_Required task:_ Include in the output only the lines from the opening of the records through the line containing "ax = fig.add_axes([0.1804, 0.2243, 0.7874, 0.6122])", each printed exactly; pictures are omitted.

◇ ◇ ◇ ◇ ◇ ◇ ◇

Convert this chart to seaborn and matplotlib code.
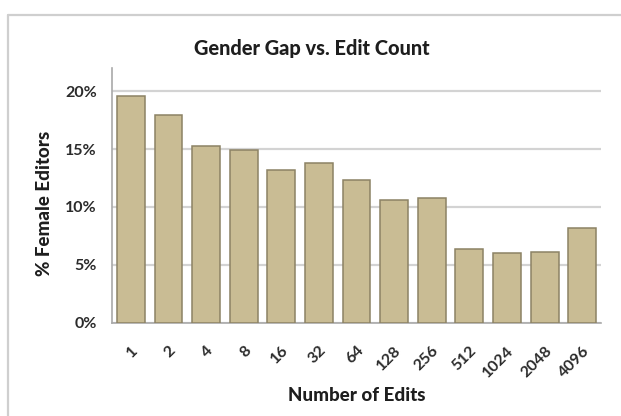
import matplotlib
matplotlib.use("Agg")
import matplotlib.pyplot as plt
import matplotlib.ticker as mticker
from matplotlib.lines import Line2D
import seaborn as sns
import pandas as pd

# Edit-count buckets and share of female editors (%) in each
edit_counts = ["1", "2", "4", "8", "16", "32", "64", "128", "256", "512", "1024", "2048", "4096"]
female_pct = [19.55, 17.9, 15.23, 14.95, 13.2, 13.77, 12.3, 10.58, 10.77, 6.33, 5.98, 6.12, 8.18]
y_ticks = [0, 5, 10, 15, 20]

df = pd.DataFrame({"edits": edit_counts, "pct": [v / 100 for v in female_pct]})

sns.set_theme(style="white")
plt.rcParams["font.family"] = ["Lato", "DejaVu Sans"]

fig = plt.figure(figsize=(6.21, 4.16), dpi=100)
ax = fig.add_axes([0.1804, 0.2243, 0.7874, 0.6122])

sns.barplot(data=df, x="edits", y="pct", order=edit_counts, color="#C9BC94",
            saturation=1, width=0.74, edgecolor="#8C8265", linewidth=1.1, ax=ax, zorder=3)

ax.set_ylim(0, 0.22)
ax.set_xlim(-0.5, len(edit_counts) - 0.5)
ax.set_yticks([t / 100 for t in y_ticks])
ax.yaxis.set_major_formatter(mticker.PercentFormatter(1.0, decimals=0))
ax.yaxis.grid(True, color="#D3D3D3", linewidth=1.6, zorder=0)
ax.set_axisbelow(True)

for side in ("top", "right"):
    ax.spines[side].set_visible(False)
for side in ("left", "bottom"):
    ax.spines[side].set_color("#A9A9A9")
    ax.spines[side].set_linewidth(1.2)

ax.tick_params(axis="y", which="major", direction="out", length=5, width=1,
               color="#A9A9A9", labelsize=11.5, labelcolor="#2B2B2B", pad=6)
ax.tick_params(axis="x", which="major", length=0, labelsize=11.5, labelcolor="#2B2B2B", pad=15)
ax.set_xticks([i + 0.5 for i in range(len(edit_counts) - 1)], minor=True)
ax.tick_params(axis="x", which="minor", direction="out", length=4, width=1, color="#A9A9A9")
for lbl in ax.get_yticklabels():
    lbl.set_fontweight("bold")
for lbl in ax.get_xticklabels():
    lbl.set_rotation(45)
    lbl.set_ha("right")
    lbl.set_rotation_mode("anchor")
    lbl.set_fontweight("bold")

ax.set_xlabel("Number of Edits", fontsize=13.5, fontweight=900, color="#1E1E1E")
ax.set_ylabel("% Female Editors", fontsize=13.5, fontweight=900, color="#1E1E1E")
ax.xaxis.set_label_coords(0.5, -0.2525)
ax.yaxis.set_label_coords(-0.1207, 0.47)

fig.text(312 / 621, 1 - 49 / 416, "Gender Gap vs. Edit Count", ha="center", va="center",
         fontsize=14.4, fontweight=900, color="#1E1E1E")

# chart-area frame
fig.add_artist(Line2D([8 / 621, 1.0], [1 - 15 / 416, 1 - 15 / 416], transform=fig.transFigure,
                      color="#CFCFCF", linewidth=1.6))
fig.add_artist(Line2D([8 / 621, 8 / 621], [0.0, 1 - 15 / 416], transform=fig.transFigure,
                      color="#CFCFCF", linewidth=1.6))

fig.savefig("out.png", dpi=100)
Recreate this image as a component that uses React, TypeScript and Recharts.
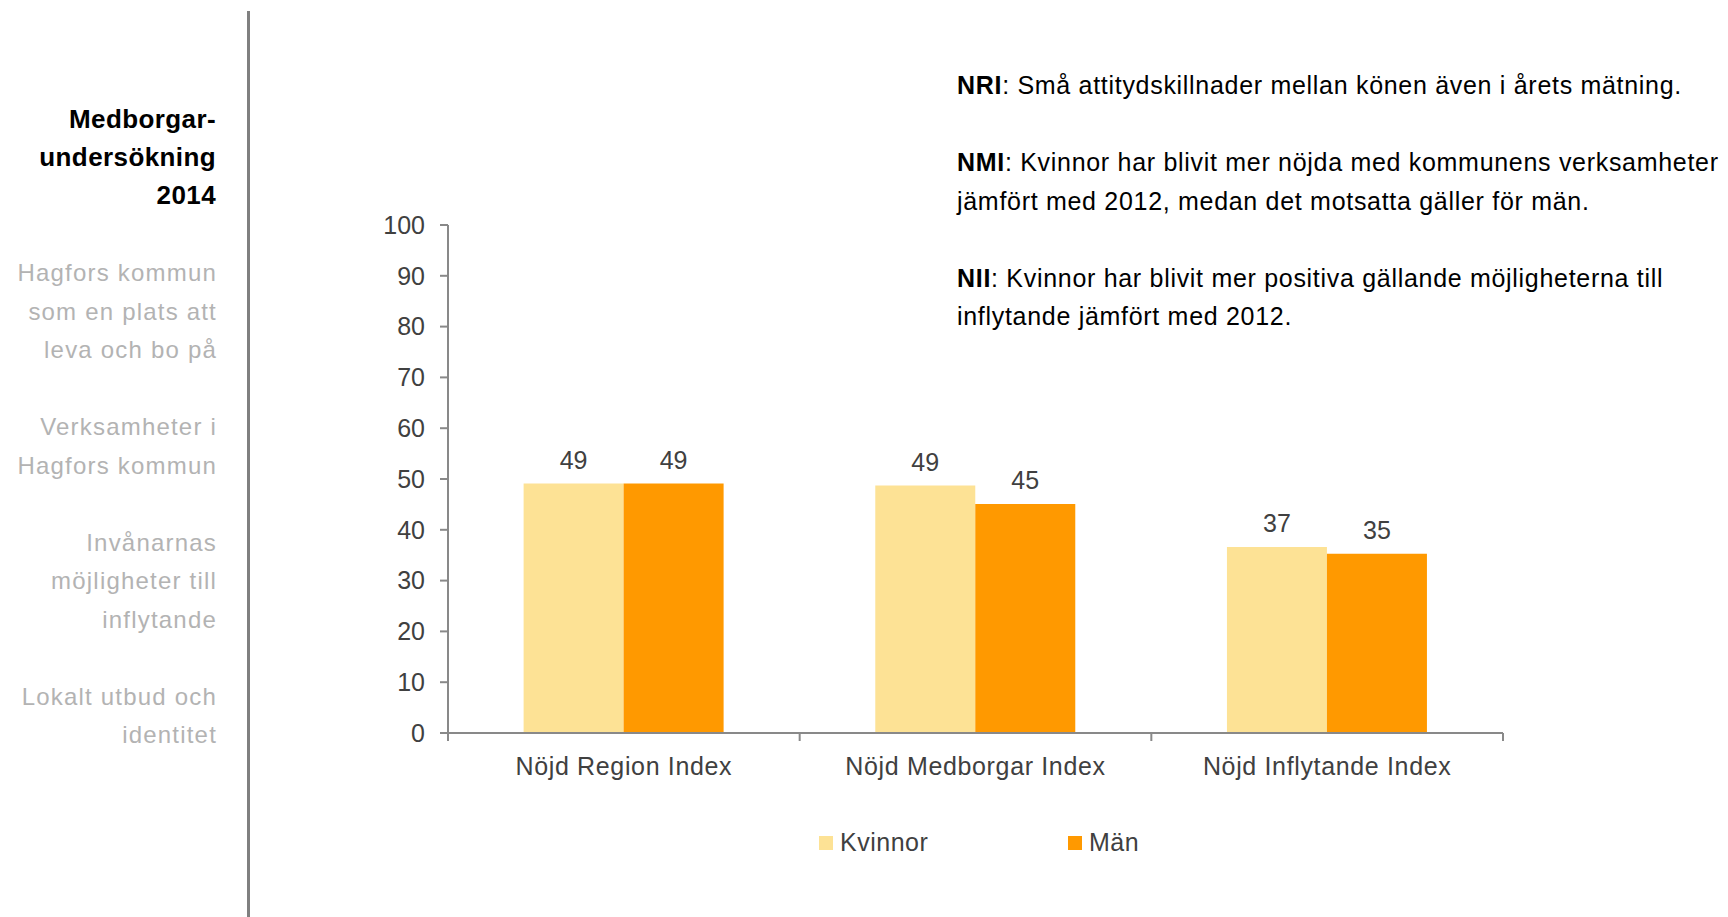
import React from 'react';
import { BarChart, Bar, XAxis, YAxis, LabelList } from 'recharts';

const CATEGORIES = ['Nöjd Region Index', 'Nöjd Medborgar Index', 'Nöjd Inflytande Index'];
const KVINNOR = [49.1, 48.7, 36.6];
const MAN = [49.1, 45.1, 35.3];
const Y_TICKS = [0, 10, 20, 30, 40, 50, 60, 70, 80, 90, 100];

const SERIES = [
  { key: 'kvinnor', name: 'Kvinnor', color: '#FDE295' },
  { key: 'man', name: 'Män', color: '#FF9900' },
];

const SIDEBAR_TITLE = ['Medborgar-', 'undersökning', '2014'];
const SIDEBAR_SECTIONS = [
  ['Hagfors kommun', 'som en plats att', 'leva och bo på'],
  ['Verksamheter i', 'Hagfors kommun'],
  ['Invånarnas', 'möjligheter till', 'inflytande'],
  ['Lokalt utbud och', 'identitet'],
];

const NOTES = [
  { tag: 'NRI', lines: ['Små attitydskillnader mellan könen även i årets mätning.'] },
  {
    tag: 'NMI',
    lines: ['Kvinnor har blivit mer nöjda med kommunens verksamheter', 'jämfört med 2012, medan det motsatta gäller för män.'],
  },
  {
    tag: 'NII',
    lines: ['Kvinnor har blivit mer positiva gällande möjligheterna till', 'inflytande jämfört med 2012.'],
  },
];

const data = CATEGORIES.map((name, i) => ({ name, kvinnor: KVINNOR[i], man: MAN[i] }));

const FONT = '"Liberation Sans", Arial, Helvetica, sans-serif';
const AXIS = '#898989';
const TEXT = '#404040';

const CategoryTick = (props: any) => {
  const { x, y, payload, index, visibleTicksCount, width } = props;
  const half = payload.offset || width / (2 * CATEGORIES.length);
  return (
    <g>
      <line x1={x - half} x2={x - half} y1={y} y2={y + 8} stroke={AXIS} strokeWidth={2} />
      {index === visibleTicksCount - 1 && (
        <line x1={x + half} x2={x + half} y1={y} y2={y + 8} stroke={AXIS} strokeWidth={2} />
      )}
      <text x={x} y={y + 42} textAnchor="middle" fill={TEXT} fontSize={25} fontFamily={FONT} letterSpacing={0.65}>
        {payload.value}
      </text>
    </g>
  );
};

export default function App() {
  return (
    <div style={{ position: 'absolute', left: 0, top: 0, width: 1728, height: 917, background: '#fff', fontFamily: FONT, overflow: 'hidden' }}>
      {/* left menu */}
      <div style={{ position: 'absolute', left: 0, top: 100, width: 216, textAlign: 'right', fontSize: 26, fontWeight: 'bold', lineHeight: '38px', color: '#000', letterSpacing: 0.4 }}>
        {SIDEBAR_TITLE.map((t) => (
          <div key={t}>{t}</div>
        ))}
      </div>
      <div style={{ position: 'absolute', left: 0, top: 254, width: 217, textAlign: 'right', fontSize: 24, lineHeight: '38.5px', color: '#B3B3B3', letterSpacing: 1.2 }}>
        {SIDEBAR_SECTIONS.map((sec, i) => (
          <div key={i} style={{ marginBottom: 38.5 }}>
            {sec.map((l) => (
              <div key={l}>{l}</div>
            ))}
          </div>
        ))}
      </div>
      <div style={{ position: 'absolute', left: 247, top: 11, width: 3, height: 906, background: '#808080' }} />

      {/* notes */}
      <div style={{ position: 'absolute', left: 957, top: 66, fontSize: 25, lineHeight: '38.5px', color: '#000', whiteSpace: 'nowrap', letterSpacing: 0.7 }}>
        {NOTES.map((n) => (
          <div key={n.tag} style={{ marginBottom: 38.5 }}>
            {n.lines.map((l, j) => (
              <div key={j}>
                {j === 0 && <b>{n.tag}</b>}
                {j === 0 ? ': ' : ''}
                {l}
              </div>
            ))}
          </div>
        ))}
      </div>

      <div style={{ position: 'absolute', left: 0, top: 0 }}>
        <BarChart
          width={1728}
          height={917}
          data={data}
          margin={{ top: 225, right: 225, bottom: 124, left: 368 }}
          barCategoryGap="21.5%"
          barGap={0}
        >
          <XAxis
            dataKey="name"
            height={60}
            tickSize={0}
            tickMargin={0}
            tickLine={false}
            axisLine={{ stroke: AXIS, strokeWidth: 2 }}
            tick={<CategoryTick />}
            interval={0}
          />
          <YAxis
            width={80}
            domain={[0, 100]}
            ticks={Y_TICKS}
            interval={0}
            tickSize={8}
            tickMargin={15}
            axisLine={{ stroke: AXIS, strokeWidth: 2 }}
            tickLine={{ stroke: AXIS, strokeWidth: 2 }}
            tick={{ fill: TEXT, fontSize: 25, fontFamily: FONT }}
          />
          {SERIES.map((s) => (
            <Bar key={s.key} dataKey={s.key} name={s.name} fill={s.color} isAnimationActive={false}>
              <LabelList
                dataKey={s.key}
                position="top"
                offset={15}
                fill={TEXT}
                fontSize={25}
                fontFamily={FONT}
                formatter={(v: any) => Math.round(Number(v))}
              />
            </Bar>
          ))}
        </BarChart>
      </div>

      {/* legend */}
      {SERIES.map((s, i) => (
        <div key={s.key} style={{ position: 'absolute', left: 819 + i * 249, top: 828, display: 'flex', alignItems: 'center', fontSize: 25, color: TEXT, letterSpacing: 0.5 }}>
          <span style={{ width: 14, height: 14, background: s.color, display: 'inline-block', marginRight: 7 }} />
          <span>{s.name}</span>
        </div>
      ))}
    </div>
  );
}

◇ ◇ ◇ ◇ ◇ ◇ ◇

_Solved exercise:_
Convert this chart to seaborn and matplotlib code.
import matplotlib
matplotlib.use("Agg")
import matplotlib.pyplot as plt
import matplotlib.ticker as mticker
from matplotlib.lines import Line2D
import seaborn as sns
import pandas as pd

# Edit-count buckets and share of female editors (%) in each
edit_counts = ["1", "2", "4", "8", "16", "32", "64", "128", "256", "512", "1024", "2048", "4096"]
female_pct = [19.55, 17.9, 15.23, 14.95, 13.2, 13.77, 12.3, 10.58, 10.77, 6.33, 5.98, 6.12, 8.18]
y_ticks = [0, 5, 10, 15, 20]

df = pd.DataFrame({"edits": edit_counts, "pct": [v / 100 for v in female_pct]})

sns.set_theme(style="white")
plt.rcParams["font.family"] = ["Lato", "DejaVu Sans"]

fig = plt.figure(figsize=(6.21, 4.16), dpi=100)
ax = fig.add_axes([0.1804, 0.2243, 0.7874, 0.6122])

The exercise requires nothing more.